Protein is a macro nutrient composed of upto 21 amino acids and is the only macro source of nitrogen in the diet. Amino acids consist of an amino group, a carboxyl group, a hydrogen atom, and a distinctive R-group, all bonded to a carbon atom. Many amino acids join together by peptide bonds to form a polypeptide chain.

In 1953 Frederick Sanger determined the amino acid sequence of insulin, a protein hormone. This was a landmark discovery because it showed for the first time that a protein has a precisely defined sequence which determines its function. Each protein has a unique, precisely defined amino acid sequence.

The human body can make the majority of the amino acids however 9 of these are impossible to synthesise and so have to be taken in through the diet and are thus termed essential amino acids. Without them you would degenerate and die, it is as simple as that.

Over 50% of the dry weight of your body is protein and all bodily functions are controlled by enzymes which are also proteins. Protein is therefore undoubtedly a key nutrient for the human body.

Over 98% of the molecules that make up the human body are completely replaced each year. The body you have today is built almost entirely from what you have eaten over the past six months. The well-known saying "you are what you eat" is founded on the fact that the body is in a constant state of change at the chemical level. Protein is the primary building material for the human body, remove the water from the muscle and nearly everything that is left is protein. Consequently, eating the correct levels of protein is essential. The quality of the protein that you eat is also important, if you eat poor quality protein then all of the structures of your body synthesised from that protein will be poor quality.

There are two key questions to be answered here:

-How much protein do you need to take in?

-What is good quality protein?

The amount of protein required in a diet varies dramatically between sedentary individuals and athletes. This is because protein is used for energy providing 5-10% of the total energy supply during intense training. Also, protein is lost from the body in sweat and hemolysis (death of red blood cells) which increase substantially during exercise.

So, how much protein is needed for athletes?
A very high protein intake will maintain a highly positive nitrogen balance which is necessary for the building of muscle. However, it is not simply the protein that you eat that controls the use of nitrogen for muscle building. Such use is controlled by the processes in the liver that holds the available store of amino acids at precisely the level required to meet bodily demands. Any excess protein is simply broken down into carbohydrates and urea. It is therefore bodily demand that dictates how the protein you eat will be used, not the amount of protein taken in itself. If you take in masses of protein in the hope that it will build muscle you will see little in the way of results as any protein ingested in excess of what your body currently believes it needs, will simply be passed out of the body in the urea. Muscle growth is caused by the trauma of intense exercise. Following intense training your body will recognize that it is in need of more protein than it previously required and so any extra protein ingested will be utilised as opposed to expelled. Any use of anabolic growth agents such as steroids causes a rapid buildup of nitrogen balance and protein within the cells and your demands fro dietary protein dramatically increase.

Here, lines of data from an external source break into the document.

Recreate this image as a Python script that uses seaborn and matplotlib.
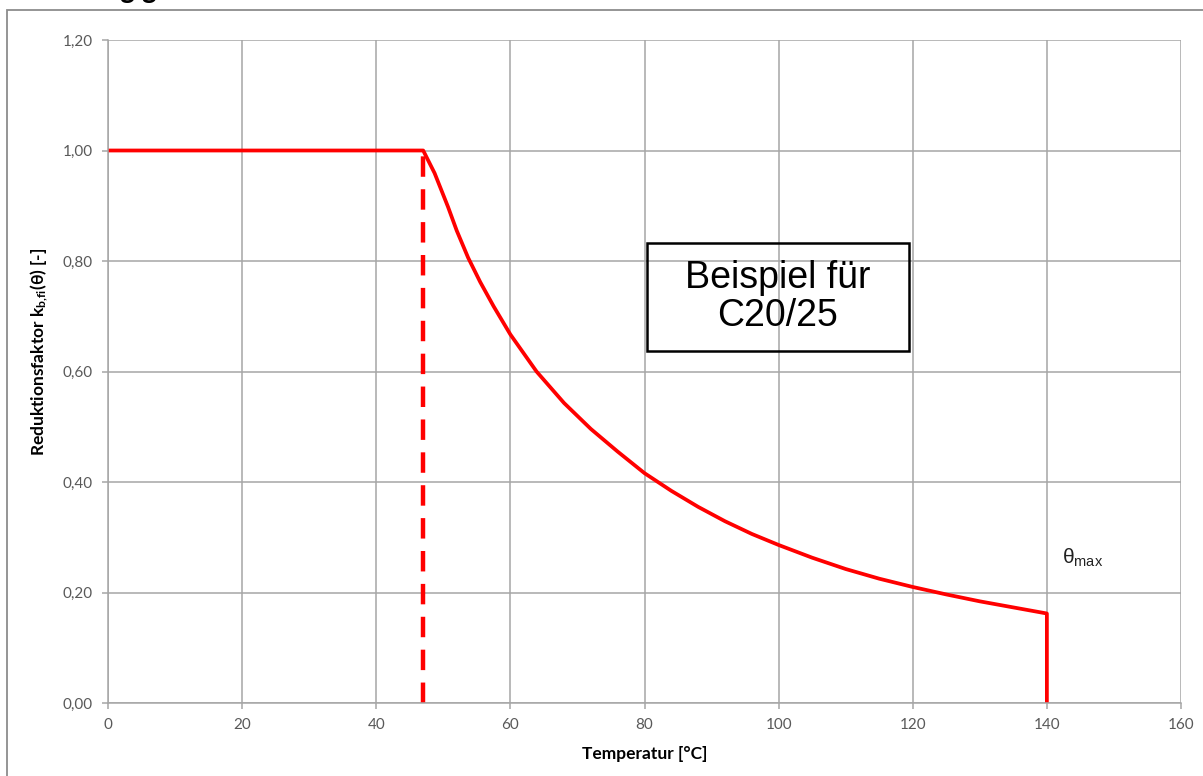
import matplotlib
matplotlib.use("Agg")
import matplotlib.pyplot as plt
import numpy as np
import pandas as pd
import seaborn as sns
from matplotlib.patches import Rectangle

# curve
temperatur = [0, 47, 48.7, 50.7, 52, 53.7, 55.5, 57.5, 60, 63.9, 68, 72, 76, 80, 84, 88,
              92, 96, 100, 105, 110, 115, 120, 125, 130, 135, 140, 140]
faktor = [1.0, 1.0, 0.959, 0.898, 0.855, 0.806, 0.762, 0.718, 0.667, 0.60, 0.543, 0.496,
          0.455, 0.416, 0.384, 0.355, 0.329, 0.306, 0.286, 0.263, 0.2425, 0.225, 0.210,
          0.1965, 0.184, 0.173, 0.162, 0.0]
knick_x = [47, 47]
knick_y = [0.0, 1.0]
x_ticks = [0, 20, 40, 60, 80, 100, 120, 140, 160]
y_ticks = [0.0, 0.2, 0.4, 0.6, 0.8, 1.0, 1.2]

sns.set_style("white")
plt.rcParams["font.family"] = ["Lato", "DejaVu Sans"]
plt.rcParams["mathtext.default"] = "regular"

fig = plt.figure(figsize=(12.03, 7.76), dpi=100)
ax = fig.add_axes([108 / 1203, 73 / 776, 1073 / 1203, 663 / 776])

df = pd.DataFrame({"T": temperatur, "k": faktor})
sns.lineplot(data=df, x="T", y="k", sort=False, estimator=None, color="#ff0000",
             lw=2.7, ax=ax)
df2 = pd.DataFrame({"T": knick_x, "k": knick_y})
sns.lineplot(data=df2, x="T", y="k", sort=False, estimator=None, color="#ff0000",
             lw=3.2, ax=ax, dashes=False)
ax.lines[-1].set_dashes((4.6, 2.8))

ax.set_xlim(0, 160)
ax.set_ylim(0, 1.2)
ax.set_xticks(x_ticks)
ax.set_yticks(y_ticks)
ax.set_xticklabels([str(t) for t in x_ticks])
ax.set_yticklabels([f"{v:.2f}".replace(".", ",") for v in y_ticks])
ax.grid(True, color="#a6a6a6", lw=1.1)
ax.set_axisbelow(True)
for side in ["top", "right"]:
    ax.spines[side].set_visible(False)
for side in ["left", "bottom"]:
    ax.spines[side].set_color("#a6a6a6")
    ax.spines[side].set_linewidth(1.1)
ax.tick_params(axis="both", length=4, width=1.1, color="#a6a6a6", labelcolor="#595959",
               labelsize=11, pad=7, direction="out", bottom=True, left=True)

ax.set_xlabel("Temperatur [°C]", fontsize=12.5, fontweight="bold", labelpad=10,
              color="black")
ax.set_ylabel("Reduktionsfaktor k$_{b{,}fi}$(θ) [-]", fontsize=12.5, fontweight="bold",
              color="black")
ax.yaxis.set_label_coords(-0.054, 0.529)

# example box
ax.add_patch(Rectangle((80.3, 0.637), 39.1, 0.196, fill=False, ec="black", lw=1.8,
                       zorder=5))
ax.text(99.8, 0.735, "Beispiel für\nC20/25", ha="center", va="center", fontsize=27,
        family=["Liberation Sans", "DejaVu Sans"], linespacing=1.05, color="black",
        zorder=6)
ax.text(142.3, 0.262, "θ$_{max}$", ha="left", va="center", fontsize=15,
        family=["Liberation Sans", "DejaVu Sans"], color="#222222")

# outer chart frame and clipped title
fig.add_artist(Rectangle((7 / 1203, -0.05), 1.1, (766 / 776) + 0.05, fill=False,
                         ec="#8c8c8c", lw=1.3, transform=fig.transFigure))
fig.text(40 / 1203, 1 + 2 / 776, "Abhängigkeit", fontsize=20, fontweight="bold",
         va="baseline", ha="left", color="black")

fig.savefig("out.png", dpi=100)
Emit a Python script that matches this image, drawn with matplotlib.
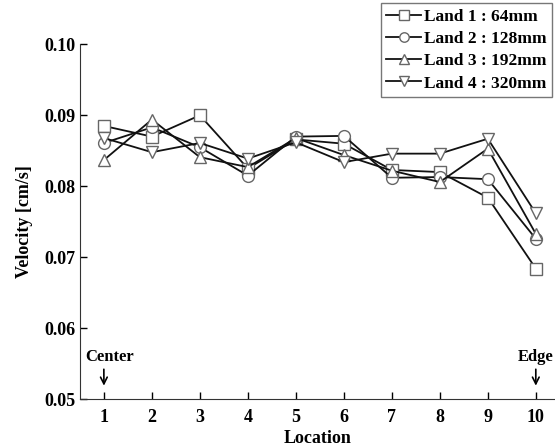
import numpy as np
import matplotlib.pyplot as plt

plt.rcParams['font.family'] = 'Liberation Serif'
plt.rcParams['font.weight'] = 'bold'

location = [1, 2, 3, 4, 5, 6, 7, 8, 9, 10]
land1 = [0.0885, 0.0870, 0.0900, 0.0825, 0.0866, 0.0860, 0.0823, 0.0820, 0.0784, 0.0684]
land2 = [0.0861, 0.0883, 0.0855, 0.0815, 0.0870, 0.0871, 0.0812, 0.0813, 0.0810, 0.0726]
land3 = [0.0837, 0.0894, 0.0841, 0.0827, 0.0868, 0.0844, 0.0822, 0.0806, 0.0853, 0.0733]
land4 = [0.0868, 0.0848, 0.0861, 0.0839, 0.0862, 0.0834, 0.0846, 0.0846, 0.0867, 0.0762]
labels = ['Land 1 : 64mm', 'Land 2 : 128mm', 'Land 3 : 192mm', 'Land 4 : 320mm']
markers = ['s', 'o', '^', 'v']

fig = plt.figure(figsize=(5.55, 4.48), dpi=100)
ax = fig.add_axes([0.144, 0.109, 0.856, 0.792])

for ys, mk, lb in zip([land1, land2, land3, land4], markers, labels):
    ax.plot(location, ys, color='#111111', lw=1.3, marker=mk, markersize=8.5,
            markerfacecolor='white', markeredgecolor='#666666', markeredgewidth=1.0,
            label=lb)

ax.set_xlim(0.5, 10.4)
ax.set_ylim(0.05, 0.10)
ax.set_xticks(location)
ax.set_yticks([0.05, 0.06, 0.07, 0.08, 0.09, 0.10])
ax.set_yticklabels(['0.05', '0.06', '0.07', '0.08', '0.09', '0.10'])
ax.tick_params(direction='in', labelsize=13, length=5, width=1)
ax.tick_params(axis='x', pad=7)
for lab in ax.get_xticklabels() + ax.get_yticklabels():
    lab.set_fontweight('bold')
ax.spines['top'].set_visible(False)
ax.spines['right'].set_visible(False)
ax.spines['left'].set_color('#333333')
ax.spines['bottom'].set_color('#333333')

ax.set_xlabel('Location', fontsize=13, fontweight='bold', labelpad=3)
ax.set_ylabel('Velocity [cm/s]', fontsize=13, fontweight='bold', labelpad=8)

ax.annotate('Center', xy=(1, 0.0519), xytext=(1.12, 0.0548), ha='center', va='bottom',
            fontsize=12, fontweight='bold',
            arrowprops=dict(arrowstyle='->', color='black', lw=1.2,
                            shrinkA=1, shrinkB=0, relpos=(0.38, 0)))
ax.annotate('Edge', xy=(10, 0.0519), xytext=(10, 0.0548), ha='center', va='bottom',
            fontsize=12, fontweight='bold',
            arrowprops=dict(arrowstyle='->', color='black', lw=1.2,
                            shrinkA=1, shrinkB=0))

leg = ax.legend(loc='upper right', bbox_to_anchor=(1.0, 1.125), fontsize=12.5,
                frameon=True, fancybox=False, edgecolor='#555555',
                handlelength=2.0, handletextpad=0.15, borderpad=0.3,
                labelspacing=0.35, borderaxespad=0.2, markerscale=0.8)
leg.get_frame().set_linewidth(1.0)
for t in leg.get_texts():
    t.set_fontweight('bold')

fig.savefig('out.png', dpi=100)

The trick is therefore to match your protein intake to your training program.

Protein does nothing to stimulate growth, it simply provides the necessary materials for growth which is stimulated by the trauma placed on muscles during training. Preceeding growth, it only makes sense that there must be some form of stimulation for growth to occur.

BIOLOGICAL FUNCTIONS OF PROTEIN
Proteins play crucial roles in virtually all biological processes.

Enzymatic Catalysts
Nearly all chemical reactions in biological systems are catalysed by specific macromolecules called enzymes -nearly all enzymes are proteins, therefore proteins are central to determining the pattern of chemical transformations in biological systems such as the human body.

Transport and Storage
- Myoglobin (a protein) transports oxygen in muscles.
- Coordinated Motion
- Proteins are the major component of muscle and muscle contraction occurs by the sliding motion of two kinds of protein filaments.

Mechanical Support
The high tensile strength of skin and bone is due to collagen, a fibrous protein.

Immune Protection
Antibodies are highly specific proteins that recognise and combine with foreign substances and are therefore vital in distinguishing between self and non-self.

Generation and Transmission of Nerve Impulses
- The response of nerve endings to certain stimuli is controlled by specific receptor proteins.
- The remarkable range of functions mediated by proteins results from the diversity and versatility of the amino acids which are the building blocks of protein.